Are there fewer great pianists these days?

Posted by: netizen

Are there fewer great pianists these days? - 09/17/02 02:02 PM

In a reply to Martin Kettles' complaint, appearing in The Guardian, about the relatively boring performances served up by pianists nowadays (posted in an earlier thread started by AndrewG), Susan Tomes (pianist in the Florestan Trio) scratches out an interesting reply. She makes some interesting points, but is not, imo, entirely convincing. Brief excerpt:

"A live concert these days often serves just to back up what one already knows of a player through their recordings. Players themselves are conscious that they are known through their recordings and have to be recognisably like that: a vicious circle of "high standards" is created, which keeps out innovation."
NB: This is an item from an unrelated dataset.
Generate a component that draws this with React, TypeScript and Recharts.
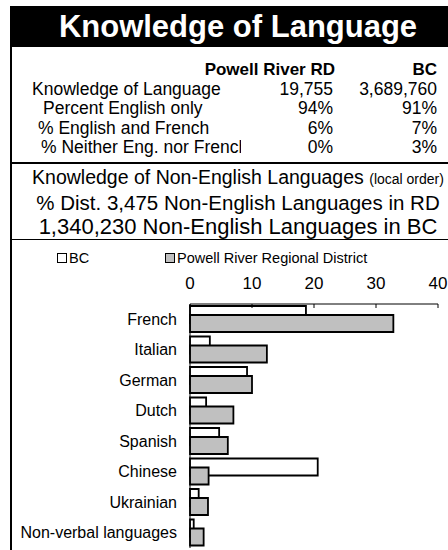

Read the rest of it Online Here

Cheers, N
Posted by: Nina

Re: Are there fewer great pianists these days? - 09/17/02 06:27 PM

Hmmm, I just briefly glanced through the Guardian piece and I agree, it is interesting.

One thing I have often wondered is how much latitude an audience will give a performer to interpret a piece in their own way. For instance, if one grew up hearing Rubinstein's version of the Chopin Ballades (true enough in my case), will one be uncomfortable and/or unappreciative if hearing another pianist who doesn't play them in the same way? ... and is it even possible to reproduce a studio performance (cutting, splicing and other studio magic) on stage?

I suspect that audiences may have difficulty when the performance doesn't "match" their expectations from their latest CD. (And, BTW, I think those of us with multiple versions of the same music played by different musicians are a tiny minority...).

... And, giving the competition for increasingly fewer concert-goers and classical music buyers, perhaps it's just too risky for many of today's performers to try anything new?